(Brief) Copy out, exactly and without additions, the lines from the one that contains "What React, TypeScript" to the one that contains "const divisions = 10;", both ends included.

(The records)
+ + + +

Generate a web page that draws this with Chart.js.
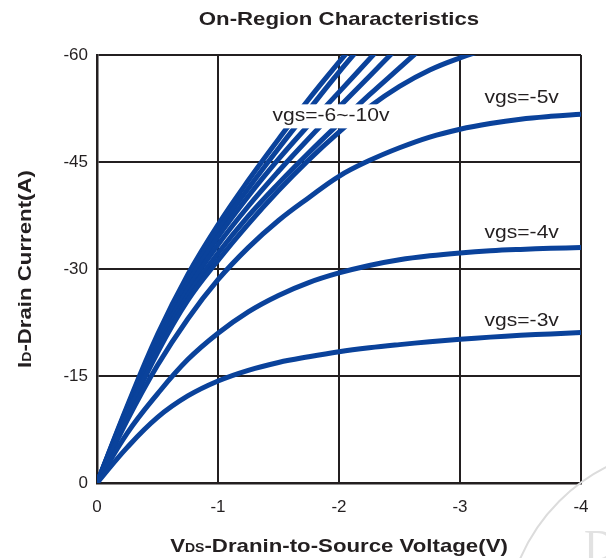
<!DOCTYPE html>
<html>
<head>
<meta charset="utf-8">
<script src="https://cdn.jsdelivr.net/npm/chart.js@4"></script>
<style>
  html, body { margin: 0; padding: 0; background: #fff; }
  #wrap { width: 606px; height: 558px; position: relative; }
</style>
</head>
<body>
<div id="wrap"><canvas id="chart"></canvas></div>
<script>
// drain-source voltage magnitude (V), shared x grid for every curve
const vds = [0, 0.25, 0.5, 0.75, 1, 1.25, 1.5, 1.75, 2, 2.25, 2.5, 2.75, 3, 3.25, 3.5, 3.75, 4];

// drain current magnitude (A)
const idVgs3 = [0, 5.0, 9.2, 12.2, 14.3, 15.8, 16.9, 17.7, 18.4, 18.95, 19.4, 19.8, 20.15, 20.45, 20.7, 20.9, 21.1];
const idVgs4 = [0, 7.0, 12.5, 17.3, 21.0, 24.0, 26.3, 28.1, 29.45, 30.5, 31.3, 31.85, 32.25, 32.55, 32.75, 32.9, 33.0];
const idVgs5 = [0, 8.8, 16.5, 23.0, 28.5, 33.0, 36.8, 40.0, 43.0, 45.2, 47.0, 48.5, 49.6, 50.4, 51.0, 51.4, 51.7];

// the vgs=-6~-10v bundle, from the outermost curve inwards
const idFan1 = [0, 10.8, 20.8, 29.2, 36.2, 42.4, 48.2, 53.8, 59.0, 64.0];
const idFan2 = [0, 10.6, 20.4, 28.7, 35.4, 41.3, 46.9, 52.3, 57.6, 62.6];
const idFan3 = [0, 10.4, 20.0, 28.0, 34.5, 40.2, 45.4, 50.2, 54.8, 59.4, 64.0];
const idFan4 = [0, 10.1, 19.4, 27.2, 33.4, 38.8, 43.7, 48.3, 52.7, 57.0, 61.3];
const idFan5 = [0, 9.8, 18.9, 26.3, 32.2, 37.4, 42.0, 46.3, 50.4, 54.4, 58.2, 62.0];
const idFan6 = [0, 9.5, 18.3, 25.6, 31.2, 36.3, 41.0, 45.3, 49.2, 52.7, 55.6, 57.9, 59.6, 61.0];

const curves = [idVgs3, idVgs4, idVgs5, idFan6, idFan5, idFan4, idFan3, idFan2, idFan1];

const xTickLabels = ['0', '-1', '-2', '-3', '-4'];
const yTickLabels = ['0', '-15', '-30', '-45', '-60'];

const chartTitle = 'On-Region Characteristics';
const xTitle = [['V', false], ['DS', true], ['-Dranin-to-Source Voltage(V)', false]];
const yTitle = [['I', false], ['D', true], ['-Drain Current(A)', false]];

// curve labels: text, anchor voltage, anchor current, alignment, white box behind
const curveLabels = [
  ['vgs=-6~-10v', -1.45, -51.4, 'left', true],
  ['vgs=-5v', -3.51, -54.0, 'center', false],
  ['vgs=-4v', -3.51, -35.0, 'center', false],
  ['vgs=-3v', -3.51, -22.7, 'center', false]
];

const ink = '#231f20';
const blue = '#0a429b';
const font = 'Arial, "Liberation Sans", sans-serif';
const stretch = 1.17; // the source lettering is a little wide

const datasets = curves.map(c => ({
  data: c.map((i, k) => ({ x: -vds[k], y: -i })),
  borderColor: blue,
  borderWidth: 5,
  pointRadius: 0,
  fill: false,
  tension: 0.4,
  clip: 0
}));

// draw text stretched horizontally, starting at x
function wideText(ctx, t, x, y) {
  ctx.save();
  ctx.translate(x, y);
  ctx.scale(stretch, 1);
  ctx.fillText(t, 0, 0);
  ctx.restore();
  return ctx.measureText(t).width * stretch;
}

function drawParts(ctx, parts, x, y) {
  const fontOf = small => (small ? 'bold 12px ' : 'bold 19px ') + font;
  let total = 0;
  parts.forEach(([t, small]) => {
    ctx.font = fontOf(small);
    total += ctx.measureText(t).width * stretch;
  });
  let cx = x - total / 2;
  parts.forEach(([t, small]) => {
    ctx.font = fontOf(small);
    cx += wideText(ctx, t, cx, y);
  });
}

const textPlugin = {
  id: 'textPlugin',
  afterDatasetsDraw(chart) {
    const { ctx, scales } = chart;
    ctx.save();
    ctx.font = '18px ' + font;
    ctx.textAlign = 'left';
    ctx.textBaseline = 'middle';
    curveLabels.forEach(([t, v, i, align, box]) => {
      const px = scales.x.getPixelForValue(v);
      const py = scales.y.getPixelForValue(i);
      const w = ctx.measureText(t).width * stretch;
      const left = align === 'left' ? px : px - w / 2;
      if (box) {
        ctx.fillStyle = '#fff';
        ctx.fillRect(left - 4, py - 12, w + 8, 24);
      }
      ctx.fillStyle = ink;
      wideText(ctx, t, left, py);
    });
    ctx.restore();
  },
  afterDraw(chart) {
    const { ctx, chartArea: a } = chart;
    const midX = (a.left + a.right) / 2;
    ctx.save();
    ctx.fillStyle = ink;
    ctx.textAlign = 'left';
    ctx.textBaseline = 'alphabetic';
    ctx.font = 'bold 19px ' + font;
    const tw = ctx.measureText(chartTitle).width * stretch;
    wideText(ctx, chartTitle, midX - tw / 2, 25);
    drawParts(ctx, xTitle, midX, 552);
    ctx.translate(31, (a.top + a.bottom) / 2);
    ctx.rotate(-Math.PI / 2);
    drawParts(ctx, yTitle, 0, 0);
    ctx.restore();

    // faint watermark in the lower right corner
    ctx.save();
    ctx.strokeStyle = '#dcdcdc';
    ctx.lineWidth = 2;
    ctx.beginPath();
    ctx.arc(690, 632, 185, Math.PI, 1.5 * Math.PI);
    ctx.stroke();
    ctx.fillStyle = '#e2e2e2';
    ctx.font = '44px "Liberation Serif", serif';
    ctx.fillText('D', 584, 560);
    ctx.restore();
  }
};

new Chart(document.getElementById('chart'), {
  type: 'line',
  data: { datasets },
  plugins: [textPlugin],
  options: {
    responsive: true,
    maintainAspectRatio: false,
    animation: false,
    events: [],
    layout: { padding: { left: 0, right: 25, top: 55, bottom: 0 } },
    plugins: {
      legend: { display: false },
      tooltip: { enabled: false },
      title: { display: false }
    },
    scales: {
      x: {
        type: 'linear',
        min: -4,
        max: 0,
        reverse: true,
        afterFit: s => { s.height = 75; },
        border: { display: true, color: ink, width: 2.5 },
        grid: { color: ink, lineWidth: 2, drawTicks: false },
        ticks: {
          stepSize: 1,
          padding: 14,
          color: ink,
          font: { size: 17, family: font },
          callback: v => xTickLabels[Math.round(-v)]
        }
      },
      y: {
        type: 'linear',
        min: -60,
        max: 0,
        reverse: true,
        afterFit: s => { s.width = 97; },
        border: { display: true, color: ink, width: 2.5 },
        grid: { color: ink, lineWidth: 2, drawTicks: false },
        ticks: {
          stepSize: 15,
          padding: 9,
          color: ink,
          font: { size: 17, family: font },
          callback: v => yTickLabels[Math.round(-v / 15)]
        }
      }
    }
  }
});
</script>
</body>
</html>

+ + + +

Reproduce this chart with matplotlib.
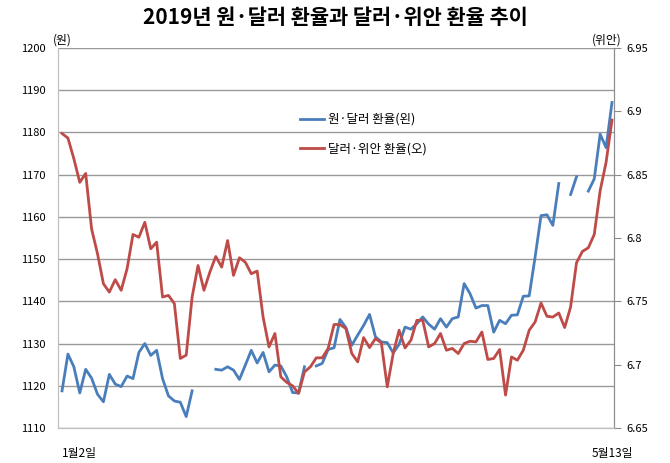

+ + + +

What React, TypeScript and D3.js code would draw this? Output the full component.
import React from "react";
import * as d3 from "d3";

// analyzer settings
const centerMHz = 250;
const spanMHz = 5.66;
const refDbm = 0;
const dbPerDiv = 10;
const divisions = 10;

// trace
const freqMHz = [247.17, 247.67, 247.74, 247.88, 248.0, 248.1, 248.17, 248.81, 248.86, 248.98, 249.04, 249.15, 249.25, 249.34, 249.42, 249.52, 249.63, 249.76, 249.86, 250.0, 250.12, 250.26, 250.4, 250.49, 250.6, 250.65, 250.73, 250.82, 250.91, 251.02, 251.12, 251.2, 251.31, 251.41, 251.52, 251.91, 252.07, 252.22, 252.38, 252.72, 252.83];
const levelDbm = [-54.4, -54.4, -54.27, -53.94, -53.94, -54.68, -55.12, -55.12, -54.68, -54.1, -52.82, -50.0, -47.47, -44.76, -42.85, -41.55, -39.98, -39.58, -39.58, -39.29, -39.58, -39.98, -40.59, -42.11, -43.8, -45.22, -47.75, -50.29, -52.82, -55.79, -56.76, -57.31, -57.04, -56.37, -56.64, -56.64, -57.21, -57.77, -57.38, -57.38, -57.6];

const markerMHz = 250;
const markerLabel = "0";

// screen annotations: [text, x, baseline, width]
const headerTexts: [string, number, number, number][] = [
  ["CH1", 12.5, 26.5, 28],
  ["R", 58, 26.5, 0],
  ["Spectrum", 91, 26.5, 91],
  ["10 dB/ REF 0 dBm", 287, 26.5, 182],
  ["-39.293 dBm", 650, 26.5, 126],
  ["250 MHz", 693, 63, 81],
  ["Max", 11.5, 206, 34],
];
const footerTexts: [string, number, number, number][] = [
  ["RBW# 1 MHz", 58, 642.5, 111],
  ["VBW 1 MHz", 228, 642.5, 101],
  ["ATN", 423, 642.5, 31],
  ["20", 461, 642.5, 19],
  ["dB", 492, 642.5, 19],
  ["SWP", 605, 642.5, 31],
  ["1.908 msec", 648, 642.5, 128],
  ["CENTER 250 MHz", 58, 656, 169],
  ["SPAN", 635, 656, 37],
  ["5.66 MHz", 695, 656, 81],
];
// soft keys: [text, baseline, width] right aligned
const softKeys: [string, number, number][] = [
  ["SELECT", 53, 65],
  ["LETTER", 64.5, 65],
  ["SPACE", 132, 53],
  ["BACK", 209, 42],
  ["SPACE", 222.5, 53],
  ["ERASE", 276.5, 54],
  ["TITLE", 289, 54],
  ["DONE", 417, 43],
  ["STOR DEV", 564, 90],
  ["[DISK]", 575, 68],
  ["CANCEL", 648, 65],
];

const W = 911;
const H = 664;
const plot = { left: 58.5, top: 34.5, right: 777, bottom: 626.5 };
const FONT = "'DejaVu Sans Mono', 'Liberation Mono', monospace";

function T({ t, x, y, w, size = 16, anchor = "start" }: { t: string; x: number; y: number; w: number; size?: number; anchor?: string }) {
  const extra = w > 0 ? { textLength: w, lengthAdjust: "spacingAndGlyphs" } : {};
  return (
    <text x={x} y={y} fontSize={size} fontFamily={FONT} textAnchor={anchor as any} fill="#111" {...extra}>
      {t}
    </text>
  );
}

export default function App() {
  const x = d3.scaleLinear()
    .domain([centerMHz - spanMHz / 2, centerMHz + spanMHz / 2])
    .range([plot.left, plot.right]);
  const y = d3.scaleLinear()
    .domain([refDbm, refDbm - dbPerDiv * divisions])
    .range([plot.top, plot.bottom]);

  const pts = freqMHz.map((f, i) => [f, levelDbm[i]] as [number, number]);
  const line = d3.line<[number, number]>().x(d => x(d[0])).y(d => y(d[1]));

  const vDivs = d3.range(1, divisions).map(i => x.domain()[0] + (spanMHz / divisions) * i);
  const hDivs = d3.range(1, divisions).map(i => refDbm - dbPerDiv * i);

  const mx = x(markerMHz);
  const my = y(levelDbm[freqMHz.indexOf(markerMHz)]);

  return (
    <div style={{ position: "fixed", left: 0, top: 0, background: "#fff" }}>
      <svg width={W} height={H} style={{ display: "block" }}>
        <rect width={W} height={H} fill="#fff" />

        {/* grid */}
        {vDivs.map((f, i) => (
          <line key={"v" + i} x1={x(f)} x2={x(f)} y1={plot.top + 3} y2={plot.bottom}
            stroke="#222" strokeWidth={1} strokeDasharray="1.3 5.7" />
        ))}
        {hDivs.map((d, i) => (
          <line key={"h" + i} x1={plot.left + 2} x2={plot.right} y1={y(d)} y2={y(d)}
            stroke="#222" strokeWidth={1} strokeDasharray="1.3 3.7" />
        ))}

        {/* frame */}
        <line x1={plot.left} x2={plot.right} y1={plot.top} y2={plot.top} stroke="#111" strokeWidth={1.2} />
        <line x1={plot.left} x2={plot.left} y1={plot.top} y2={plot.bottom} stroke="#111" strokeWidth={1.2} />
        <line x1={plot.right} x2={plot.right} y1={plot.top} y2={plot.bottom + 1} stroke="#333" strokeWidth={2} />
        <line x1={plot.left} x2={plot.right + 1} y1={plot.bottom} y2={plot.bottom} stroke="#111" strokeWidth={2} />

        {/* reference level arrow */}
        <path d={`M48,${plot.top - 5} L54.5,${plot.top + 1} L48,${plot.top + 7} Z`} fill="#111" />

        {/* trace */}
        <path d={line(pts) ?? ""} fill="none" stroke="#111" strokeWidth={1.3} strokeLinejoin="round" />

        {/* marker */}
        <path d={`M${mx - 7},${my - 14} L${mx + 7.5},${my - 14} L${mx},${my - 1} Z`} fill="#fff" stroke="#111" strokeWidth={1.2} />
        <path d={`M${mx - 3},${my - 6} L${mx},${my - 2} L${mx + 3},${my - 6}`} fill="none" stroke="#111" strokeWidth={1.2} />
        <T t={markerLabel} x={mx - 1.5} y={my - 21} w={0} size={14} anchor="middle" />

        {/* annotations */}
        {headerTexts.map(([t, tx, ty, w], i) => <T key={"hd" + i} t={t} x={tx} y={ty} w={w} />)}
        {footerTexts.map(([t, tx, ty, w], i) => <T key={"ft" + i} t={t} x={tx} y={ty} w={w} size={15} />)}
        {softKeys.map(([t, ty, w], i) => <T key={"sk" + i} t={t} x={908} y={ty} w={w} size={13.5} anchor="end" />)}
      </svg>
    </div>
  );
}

+ + + +

(Exercise solution)
What React, TypeScript and D3.js code would draw this? Output the full component.
import React from "react";
import * as d3 from "d3";

// analyzer settings
const centerMHz = 250;
const spanMHz = 5.66;
const refDbm = 0;
const dbPerDiv = 10;
const divisions = 10;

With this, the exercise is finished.